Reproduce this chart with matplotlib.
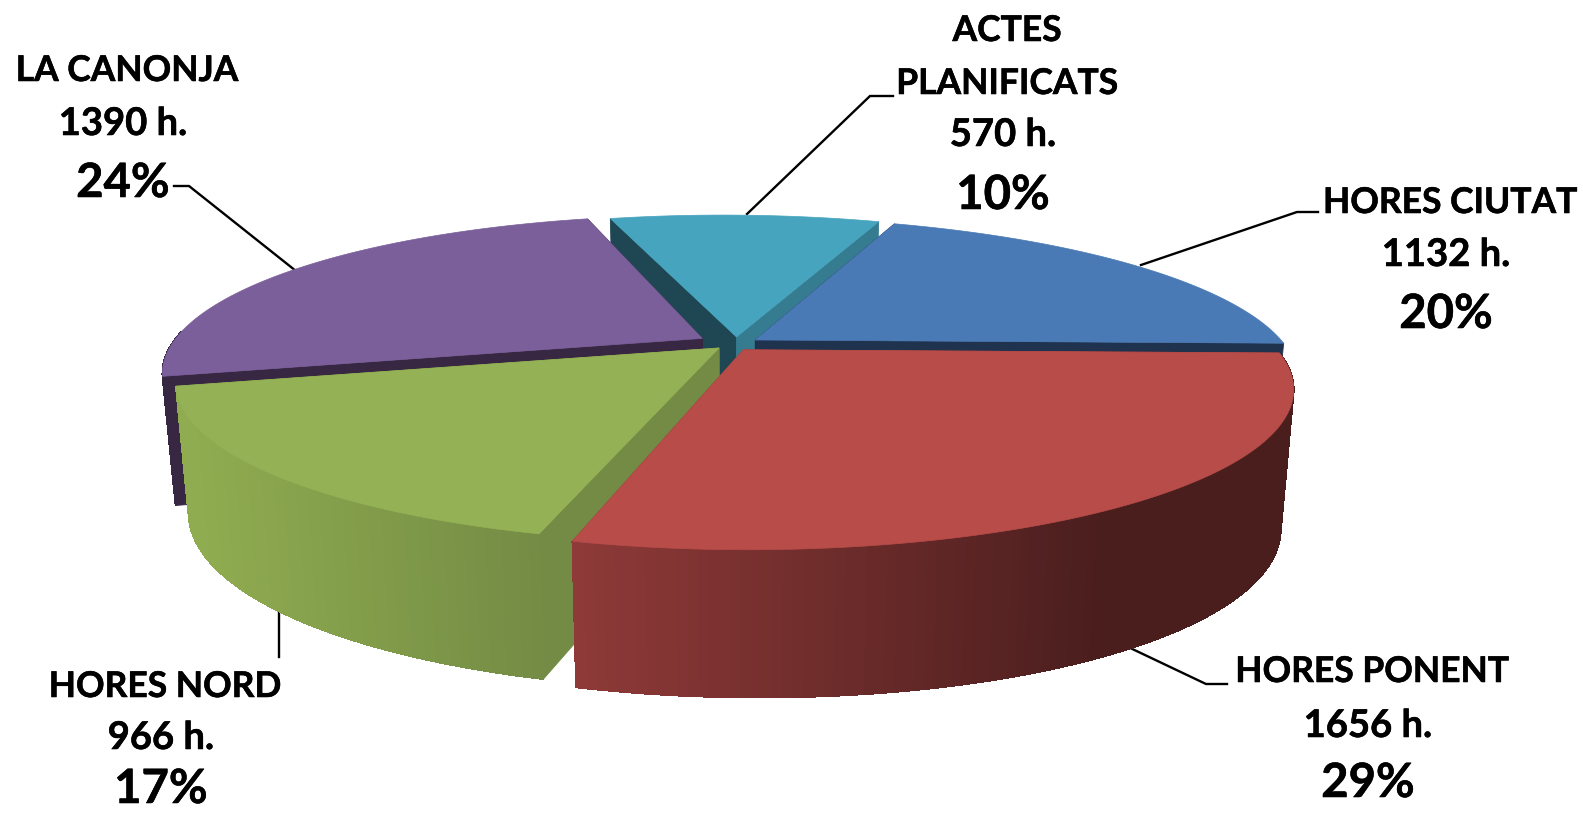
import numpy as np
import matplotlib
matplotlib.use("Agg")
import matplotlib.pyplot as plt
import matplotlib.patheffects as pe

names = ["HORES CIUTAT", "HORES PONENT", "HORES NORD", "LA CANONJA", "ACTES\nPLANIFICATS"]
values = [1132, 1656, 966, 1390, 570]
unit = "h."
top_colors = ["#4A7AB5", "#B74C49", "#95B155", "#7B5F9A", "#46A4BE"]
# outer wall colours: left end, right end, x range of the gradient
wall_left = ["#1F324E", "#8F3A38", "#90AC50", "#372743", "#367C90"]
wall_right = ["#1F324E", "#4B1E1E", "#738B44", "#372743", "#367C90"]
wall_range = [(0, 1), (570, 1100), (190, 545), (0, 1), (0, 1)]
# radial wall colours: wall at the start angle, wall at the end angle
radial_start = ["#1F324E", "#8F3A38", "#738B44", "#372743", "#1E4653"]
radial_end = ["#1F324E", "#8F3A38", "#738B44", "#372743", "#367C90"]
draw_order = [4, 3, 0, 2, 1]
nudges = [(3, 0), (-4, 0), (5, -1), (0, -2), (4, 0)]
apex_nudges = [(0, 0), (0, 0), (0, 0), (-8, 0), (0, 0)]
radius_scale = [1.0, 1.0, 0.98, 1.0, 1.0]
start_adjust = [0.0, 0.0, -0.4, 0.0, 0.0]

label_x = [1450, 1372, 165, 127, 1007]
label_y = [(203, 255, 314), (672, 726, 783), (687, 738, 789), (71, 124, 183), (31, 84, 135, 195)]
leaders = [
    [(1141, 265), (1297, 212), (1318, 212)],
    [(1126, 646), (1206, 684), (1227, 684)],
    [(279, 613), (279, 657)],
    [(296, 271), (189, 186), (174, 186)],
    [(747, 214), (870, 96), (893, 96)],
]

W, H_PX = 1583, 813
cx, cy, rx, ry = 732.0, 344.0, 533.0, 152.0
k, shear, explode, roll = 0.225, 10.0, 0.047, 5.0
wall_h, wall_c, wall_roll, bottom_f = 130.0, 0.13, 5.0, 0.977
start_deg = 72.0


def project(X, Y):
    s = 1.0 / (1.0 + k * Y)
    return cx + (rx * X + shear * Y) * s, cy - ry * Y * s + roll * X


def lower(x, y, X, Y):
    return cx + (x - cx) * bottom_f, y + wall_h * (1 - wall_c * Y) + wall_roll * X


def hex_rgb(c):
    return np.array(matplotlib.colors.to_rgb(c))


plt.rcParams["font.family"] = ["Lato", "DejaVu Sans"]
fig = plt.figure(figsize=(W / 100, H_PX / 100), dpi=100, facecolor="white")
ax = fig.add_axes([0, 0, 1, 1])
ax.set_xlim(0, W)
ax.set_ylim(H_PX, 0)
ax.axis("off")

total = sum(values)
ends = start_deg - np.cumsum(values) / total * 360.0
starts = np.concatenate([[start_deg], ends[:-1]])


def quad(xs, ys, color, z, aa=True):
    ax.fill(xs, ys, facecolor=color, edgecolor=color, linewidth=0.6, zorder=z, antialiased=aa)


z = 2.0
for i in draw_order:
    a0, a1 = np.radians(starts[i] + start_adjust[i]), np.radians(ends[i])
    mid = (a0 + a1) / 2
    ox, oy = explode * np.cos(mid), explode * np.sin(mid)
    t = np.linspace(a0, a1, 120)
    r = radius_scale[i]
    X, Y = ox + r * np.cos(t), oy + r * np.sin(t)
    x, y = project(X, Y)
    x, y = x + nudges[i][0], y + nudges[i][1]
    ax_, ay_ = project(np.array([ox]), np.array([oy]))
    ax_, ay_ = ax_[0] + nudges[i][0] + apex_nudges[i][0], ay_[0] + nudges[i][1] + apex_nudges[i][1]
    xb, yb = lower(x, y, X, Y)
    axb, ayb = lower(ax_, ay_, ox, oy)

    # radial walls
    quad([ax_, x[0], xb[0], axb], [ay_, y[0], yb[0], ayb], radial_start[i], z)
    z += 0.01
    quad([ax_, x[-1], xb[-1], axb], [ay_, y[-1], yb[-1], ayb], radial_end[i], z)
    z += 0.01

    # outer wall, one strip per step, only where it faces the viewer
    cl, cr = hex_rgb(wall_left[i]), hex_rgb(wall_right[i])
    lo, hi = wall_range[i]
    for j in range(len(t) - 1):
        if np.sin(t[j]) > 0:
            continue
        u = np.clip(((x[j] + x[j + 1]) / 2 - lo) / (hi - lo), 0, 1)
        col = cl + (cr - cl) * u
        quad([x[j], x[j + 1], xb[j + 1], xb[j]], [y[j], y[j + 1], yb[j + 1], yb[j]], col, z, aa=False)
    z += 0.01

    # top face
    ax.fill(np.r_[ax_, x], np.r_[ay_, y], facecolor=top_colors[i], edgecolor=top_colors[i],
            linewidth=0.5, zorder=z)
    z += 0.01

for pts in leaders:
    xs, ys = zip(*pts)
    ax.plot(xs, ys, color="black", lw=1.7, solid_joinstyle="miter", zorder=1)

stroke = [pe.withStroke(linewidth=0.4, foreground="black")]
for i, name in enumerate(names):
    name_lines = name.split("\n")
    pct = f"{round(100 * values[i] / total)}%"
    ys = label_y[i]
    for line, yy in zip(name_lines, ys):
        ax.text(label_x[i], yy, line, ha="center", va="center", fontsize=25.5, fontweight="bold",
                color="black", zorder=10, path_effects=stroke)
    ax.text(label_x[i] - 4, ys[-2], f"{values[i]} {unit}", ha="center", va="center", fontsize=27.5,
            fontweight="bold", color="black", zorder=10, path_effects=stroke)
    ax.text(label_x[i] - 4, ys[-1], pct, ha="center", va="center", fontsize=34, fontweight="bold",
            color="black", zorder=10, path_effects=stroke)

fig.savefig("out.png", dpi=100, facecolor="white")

• _Stated goal_: Repeat the listing in full and exactly. Do not include any images.

• _Response_:
Reproduce this chart with matplotlib.
import numpy as np
import matplotlib
matplotlib.use("Agg")
import matplotlib.pyplot as plt
import matplotlib.patheffects as pe

names = ["HORES CIUTAT", "HORES PONENT", "HORES NORD", "LA CANONJA", "ACTES\nPLANIFICATS"]
values = [1132, 1656, 966, 1390, 570]
unit = "h."
top_colors = ["#4A7AB5", "#B74C49", "#95B155", "#7B5F9A", "#46A4BE"]
# outer wall colours: left end, right end, x range of the gradient
wall_left = ["#1F324E", "#8F3A38", "#90AC50", "#372743", "#367C90"]
wall_right = ["#1F324E", "#4B1E1E", "#738B44", "#372743", "#367C90"]
wall_range = [(0, 1), (570, 1100), (190, 545), (0, 1), (0, 1)]
# radial wall colours: wall at the start angle, wall at the end angle
radial_start = ["#1F324E", "#8F3A38", "#738B44", "#372743", "#1E4653"]
radial_end = ["#1F324E", "#8F3A38", "#738B44", "#372743", "#367C90"]
draw_order = [4, 3, 0, 2, 1]
nudges = [(3, 0), (-4, 0), (5, -1), (0, -2), (4, 0)]
apex_nudges = [(0, 0), (0, 0), (0, 0), (-8, 0), (0, 0)]
radius_scale = [1.0, 1.0, 0.98, 1.0, 1.0]
start_adjust = [0.0, 0.0, -0.4, 0.0, 0.0]

label_x = [1450, 1372, 165, 127, 1007]
label_y = [(203, 255, 314), (672, 726, 783), (687, 738, 789), (71, 124, 183), (31, 84, 135, 195)]
leaders = [
    [(1141, 265), (1297, 212), (1318, 212)],
    [(1126, 646), (1206, 684), (1227, 684)],
    [(279, 613), (279, 657)],
    [(296, 271), (189, 186), (174, 186)],
    [(747, 214), (870, 96), (893, 96)],
]

W, H_PX = 1583, 813
cx, cy, rx, ry = 732.0, 344.0, 533.0, 152.0
k, shear, explode, roll = 0.225, 10.0, 0.047, 5.0
wall_h, wall_c, wall_roll, bottom_f = 130.0, 0.13, 5.0, 0.977
start_deg = 72.0


def project(X, Y):
    s = 1.0 / (1.0 + k * Y)
    return cx + (rx * X + shear * Y) * s, cy - ry * Y * s + roll * X


def lower(x, y, X, Y):
    return cx + (x - cx) * bottom_f, y + wall_h * (1 - wall_c * Y) + wall_roll * X


def hex_rgb(c):
    return np.array(matplotlib.colors.to_rgb(c))


plt.rcParams["font.family"] = ["Lato", "DejaVu Sans"]
fig = plt.figure(figsize=(W / 100, H_PX / 100), dpi=100, facecolor="white")
ax = fig.add_axes([0, 0, 1, 1])
ax.set_xlim(0, W)
ax.set_ylim(H_PX, 0)
ax.axis("off")

total = sum(values)
ends = start_deg - np.cumsum(values) / total * 360.0
starts = np.concatenate([[start_deg], ends[:-1]])


def quad(xs, ys, color, z, aa=True):
    ax.fill(xs, ys, facecolor=color, edgecolor=color, linewidth=0.6, zorder=z, antialiased=aa)


z = 2.0
for i in draw_order:
    a0, a1 = np.radians(starts[i] + start_adjust[i]), np.radians(ends[i])
    mid = (a0 + a1) / 2
    ox, oy = explode * np.cos(mid), explode * np.sin(mid)
    t = np.linspace(a0, a1, 120)
    r = radius_scale[i]
    X, Y = ox + r * np.cos(t), oy + r * np.sin(t)
    x, y = project(X, Y)
    x, y = x + nudges[i][0], y + nudges[i][1]
    ax_, ay_ = project(np.array([ox]), np.array([oy]))
    ax_, ay_ = ax_[0] + nudges[i][0] + apex_nudges[i][0], ay_[0] + nudges[i][1] + apex_nudges[i][1]
    xb, yb = lower(x, y, X, Y)
    axb, ayb = lower(ax_, ay_, ox, oy)

    # radial walls
    quad([ax_, x[0], xb[0], axb], [ay_, y[0], yb[0], ayb], radial_start[i], z)
    z += 0.01
    quad([ax_, x[-1], xb[-1], axb], [ay_, y[-1], yb[-1], ayb], radial_end[i], z)
    z += 0.01

    # outer wall, one strip per step, only where it faces the viewer
    cl, cr = hex_rgb(wall_left[i]), hex_rgb(wall_right[i])
    lo, hi = wall_range[i]
    for j in range(len(t) - 1):
        if np.sin(t[j]) > 0:
            continue
        u = np.clip(((x[j] + x[j + 1]) / 2 - lo) / (hi - lo), 0, 1)
        col = cl + (cr - cl) * u
        quad([x[j], x[j + 1], xb[j + 1], xb[j]], [y[j], y[j + 1], yb[j + 1], yb[j]], col, z, aa=False)
    z += 0.01

    # top face
    ax.fill(np.r_[ax_, x], np.r_[ay_, y], facecolor=top_colors[i], edgecolor=top_colors[i],
            linewidth=0.5, zorder=z)
    z += 0.01

for pts in leaders:
    xs, ys = zip(*pts)
    ax.plot(xs, ys, color="black", lw=1.7, solid_joinstyle="miter", zorder=1)

stroke = [pe.withStroke(linewidth=0.4, foreground="black")]
for i, name in enumerate(names):
    name_lines = name.split("\n")
    pct = f"{round(100 * values[i] / total)}%"
    ys = label_y[i]
    for line, yy in zip(name_lines, ys):
        ax.text(label_x[i], yy, line, ha="center", va="center", fontsize=25.5, fontweight="bold",
                color="black", zorder=10, path_effects=stroke)
    ax.text(label_x[i] - 4, ys[-2], f"{values[i]} {unit}", ha="center", va="center", fontsize=27.5,
            fontweight="bold", color="black", zorder=10, path_effects=stroke)
    ax.text(label_x[i] - 4, ys[-1], pct, ha="center", va="center", fontsize=34, fontweight="bold",
            color="black", zorder=10, path_effects=stroke)

fig.savefig("out.png", dpi=100, facecolor="white")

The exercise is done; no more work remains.